TASK TO COMPLETE
From the first line of the data down to and including the line with "const yMinorTicks = [13, 15, 17, 19];", copy everything exactly, leaving out pictures.

GIVEN INFORMATION

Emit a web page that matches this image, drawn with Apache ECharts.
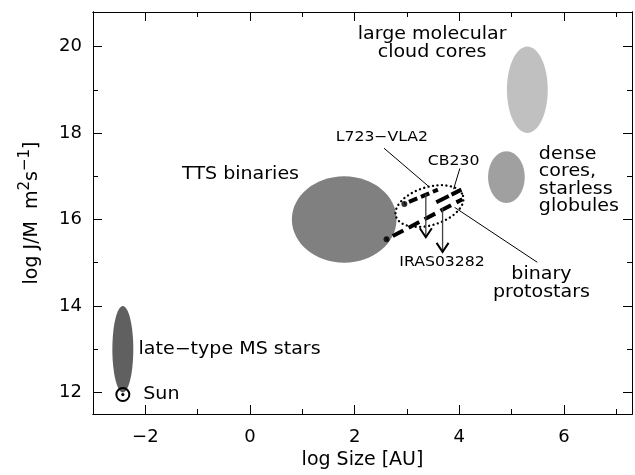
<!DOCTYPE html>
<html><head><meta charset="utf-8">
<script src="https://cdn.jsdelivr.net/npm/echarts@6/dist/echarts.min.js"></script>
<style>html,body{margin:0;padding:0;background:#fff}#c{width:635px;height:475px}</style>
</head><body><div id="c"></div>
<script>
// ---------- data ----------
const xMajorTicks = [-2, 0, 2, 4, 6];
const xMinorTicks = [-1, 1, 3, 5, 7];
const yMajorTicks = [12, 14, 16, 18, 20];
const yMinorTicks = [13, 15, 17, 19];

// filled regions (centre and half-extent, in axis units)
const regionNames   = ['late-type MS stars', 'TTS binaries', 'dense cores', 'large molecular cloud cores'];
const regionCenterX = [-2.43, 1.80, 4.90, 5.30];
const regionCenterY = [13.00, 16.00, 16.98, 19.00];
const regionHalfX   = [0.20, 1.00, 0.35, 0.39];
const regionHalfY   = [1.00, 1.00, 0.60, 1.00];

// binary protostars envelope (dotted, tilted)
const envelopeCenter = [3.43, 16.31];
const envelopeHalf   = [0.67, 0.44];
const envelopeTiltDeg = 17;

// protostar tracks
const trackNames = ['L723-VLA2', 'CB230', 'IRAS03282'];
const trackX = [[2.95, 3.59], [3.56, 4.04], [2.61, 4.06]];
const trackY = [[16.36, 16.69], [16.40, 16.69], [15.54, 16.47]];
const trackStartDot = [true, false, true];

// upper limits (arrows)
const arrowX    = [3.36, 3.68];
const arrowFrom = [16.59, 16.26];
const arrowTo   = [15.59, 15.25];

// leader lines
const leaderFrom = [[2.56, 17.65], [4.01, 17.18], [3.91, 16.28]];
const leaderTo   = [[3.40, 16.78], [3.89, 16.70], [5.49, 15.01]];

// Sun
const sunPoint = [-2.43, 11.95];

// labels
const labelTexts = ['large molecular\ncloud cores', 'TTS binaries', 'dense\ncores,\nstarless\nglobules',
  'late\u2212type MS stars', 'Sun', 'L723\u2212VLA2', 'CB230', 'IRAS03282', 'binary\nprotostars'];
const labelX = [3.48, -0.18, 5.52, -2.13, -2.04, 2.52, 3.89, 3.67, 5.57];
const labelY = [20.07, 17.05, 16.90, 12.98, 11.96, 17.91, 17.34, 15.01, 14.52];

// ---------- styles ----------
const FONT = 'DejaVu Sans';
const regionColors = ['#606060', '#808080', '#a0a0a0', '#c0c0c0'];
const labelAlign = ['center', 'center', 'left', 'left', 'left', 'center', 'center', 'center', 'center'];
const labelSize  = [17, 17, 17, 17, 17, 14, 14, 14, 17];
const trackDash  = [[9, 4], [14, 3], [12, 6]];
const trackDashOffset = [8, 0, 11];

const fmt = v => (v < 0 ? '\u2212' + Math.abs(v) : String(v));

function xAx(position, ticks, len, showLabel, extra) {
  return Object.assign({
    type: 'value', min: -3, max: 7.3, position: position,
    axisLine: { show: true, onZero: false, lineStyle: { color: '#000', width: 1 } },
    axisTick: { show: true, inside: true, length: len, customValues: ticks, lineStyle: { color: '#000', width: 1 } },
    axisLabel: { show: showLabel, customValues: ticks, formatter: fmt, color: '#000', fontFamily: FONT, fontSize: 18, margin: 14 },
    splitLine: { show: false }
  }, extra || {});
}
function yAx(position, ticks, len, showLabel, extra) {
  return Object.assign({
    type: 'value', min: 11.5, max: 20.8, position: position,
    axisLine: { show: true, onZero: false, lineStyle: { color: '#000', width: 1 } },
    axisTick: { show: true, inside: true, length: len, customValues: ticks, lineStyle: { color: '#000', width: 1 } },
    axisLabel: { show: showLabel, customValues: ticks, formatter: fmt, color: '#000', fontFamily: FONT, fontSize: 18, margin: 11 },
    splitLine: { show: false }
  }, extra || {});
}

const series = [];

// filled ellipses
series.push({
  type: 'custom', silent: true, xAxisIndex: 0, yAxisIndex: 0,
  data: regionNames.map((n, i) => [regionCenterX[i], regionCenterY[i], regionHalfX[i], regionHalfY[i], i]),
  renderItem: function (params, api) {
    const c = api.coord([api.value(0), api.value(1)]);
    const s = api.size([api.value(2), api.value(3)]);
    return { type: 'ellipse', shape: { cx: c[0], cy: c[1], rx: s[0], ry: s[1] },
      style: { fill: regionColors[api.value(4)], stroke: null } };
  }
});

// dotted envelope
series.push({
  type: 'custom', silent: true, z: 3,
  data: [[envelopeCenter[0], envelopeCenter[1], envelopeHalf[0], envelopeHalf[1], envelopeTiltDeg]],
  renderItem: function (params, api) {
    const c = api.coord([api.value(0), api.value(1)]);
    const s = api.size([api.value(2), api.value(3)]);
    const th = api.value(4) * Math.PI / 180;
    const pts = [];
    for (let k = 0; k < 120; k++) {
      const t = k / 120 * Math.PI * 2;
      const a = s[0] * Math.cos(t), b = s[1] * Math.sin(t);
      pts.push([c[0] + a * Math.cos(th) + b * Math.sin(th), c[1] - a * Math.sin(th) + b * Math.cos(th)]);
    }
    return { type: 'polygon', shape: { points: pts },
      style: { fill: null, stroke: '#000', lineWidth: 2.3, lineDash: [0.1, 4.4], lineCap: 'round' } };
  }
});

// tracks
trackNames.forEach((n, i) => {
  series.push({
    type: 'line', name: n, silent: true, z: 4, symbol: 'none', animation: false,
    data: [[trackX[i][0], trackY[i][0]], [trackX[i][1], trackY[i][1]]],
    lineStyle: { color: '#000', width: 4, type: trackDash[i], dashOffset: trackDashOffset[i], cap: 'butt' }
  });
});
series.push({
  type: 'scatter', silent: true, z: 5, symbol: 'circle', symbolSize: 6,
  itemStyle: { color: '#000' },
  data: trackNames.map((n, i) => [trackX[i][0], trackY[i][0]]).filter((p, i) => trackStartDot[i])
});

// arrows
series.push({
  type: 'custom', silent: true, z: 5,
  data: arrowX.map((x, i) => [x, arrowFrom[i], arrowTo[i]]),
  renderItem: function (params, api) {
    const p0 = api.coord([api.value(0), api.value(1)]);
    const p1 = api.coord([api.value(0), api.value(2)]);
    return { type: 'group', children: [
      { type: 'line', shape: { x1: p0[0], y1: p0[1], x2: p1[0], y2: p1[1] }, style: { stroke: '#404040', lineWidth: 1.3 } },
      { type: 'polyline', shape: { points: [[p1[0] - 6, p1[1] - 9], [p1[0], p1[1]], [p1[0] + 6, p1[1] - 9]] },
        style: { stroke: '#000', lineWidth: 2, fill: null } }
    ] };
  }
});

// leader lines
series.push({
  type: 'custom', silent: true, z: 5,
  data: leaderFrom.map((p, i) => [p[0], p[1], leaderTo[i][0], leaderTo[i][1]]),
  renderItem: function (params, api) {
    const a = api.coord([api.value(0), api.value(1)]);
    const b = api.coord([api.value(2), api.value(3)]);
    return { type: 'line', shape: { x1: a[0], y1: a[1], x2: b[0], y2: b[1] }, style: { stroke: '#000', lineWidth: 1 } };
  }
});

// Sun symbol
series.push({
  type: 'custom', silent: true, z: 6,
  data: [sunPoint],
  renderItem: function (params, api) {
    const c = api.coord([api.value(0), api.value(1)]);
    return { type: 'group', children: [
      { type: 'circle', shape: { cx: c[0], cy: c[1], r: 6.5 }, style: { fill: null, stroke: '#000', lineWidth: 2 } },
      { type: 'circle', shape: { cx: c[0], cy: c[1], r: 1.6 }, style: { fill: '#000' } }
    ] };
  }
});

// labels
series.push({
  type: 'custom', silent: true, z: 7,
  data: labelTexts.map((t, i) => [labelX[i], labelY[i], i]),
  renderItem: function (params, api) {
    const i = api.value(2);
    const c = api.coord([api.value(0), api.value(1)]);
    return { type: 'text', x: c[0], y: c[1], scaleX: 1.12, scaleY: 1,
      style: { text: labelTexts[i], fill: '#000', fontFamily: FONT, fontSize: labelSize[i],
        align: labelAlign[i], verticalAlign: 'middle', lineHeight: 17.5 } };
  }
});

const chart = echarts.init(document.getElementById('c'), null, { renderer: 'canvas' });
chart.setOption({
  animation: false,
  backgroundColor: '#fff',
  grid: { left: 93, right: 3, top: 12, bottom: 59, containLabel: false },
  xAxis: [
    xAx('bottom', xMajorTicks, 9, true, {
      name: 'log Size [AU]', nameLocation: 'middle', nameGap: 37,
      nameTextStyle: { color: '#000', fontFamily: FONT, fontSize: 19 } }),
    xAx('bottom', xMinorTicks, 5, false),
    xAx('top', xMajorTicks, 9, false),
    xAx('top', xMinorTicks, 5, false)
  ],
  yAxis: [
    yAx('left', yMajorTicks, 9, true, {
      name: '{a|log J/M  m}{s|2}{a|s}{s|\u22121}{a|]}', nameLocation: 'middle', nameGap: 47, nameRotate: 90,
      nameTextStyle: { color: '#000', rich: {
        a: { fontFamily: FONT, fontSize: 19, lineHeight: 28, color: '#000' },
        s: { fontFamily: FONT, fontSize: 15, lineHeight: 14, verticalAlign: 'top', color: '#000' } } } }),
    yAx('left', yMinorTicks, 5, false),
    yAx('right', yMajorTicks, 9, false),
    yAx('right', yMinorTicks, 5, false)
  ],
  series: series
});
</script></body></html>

FINAL ANSWER
Emit a web page that matches this image, drawn with Apache ECharts.
<!DOCTYPE html>
<html><head><meta charset="utf-8">
<script src="https://cdn.jsdelivr.net/npm/echarts@6/dist/echarts.min.js"></script>
<style>html,body{margin:0;padding:0;background:#fff}#c{width:635px;height:475px}</style>
</head><body><div id="c"></div>
<script>
// ---------- data ----------
const xMajorTicks = [-2, 0, 2, 4, 6];
const xMinorTicks = [-1, 1, 3, 5, 7];
const yMajorTicks = [12, 14, 16, 18, 20];
const yMinorTicks = [13, 15, 17, 19];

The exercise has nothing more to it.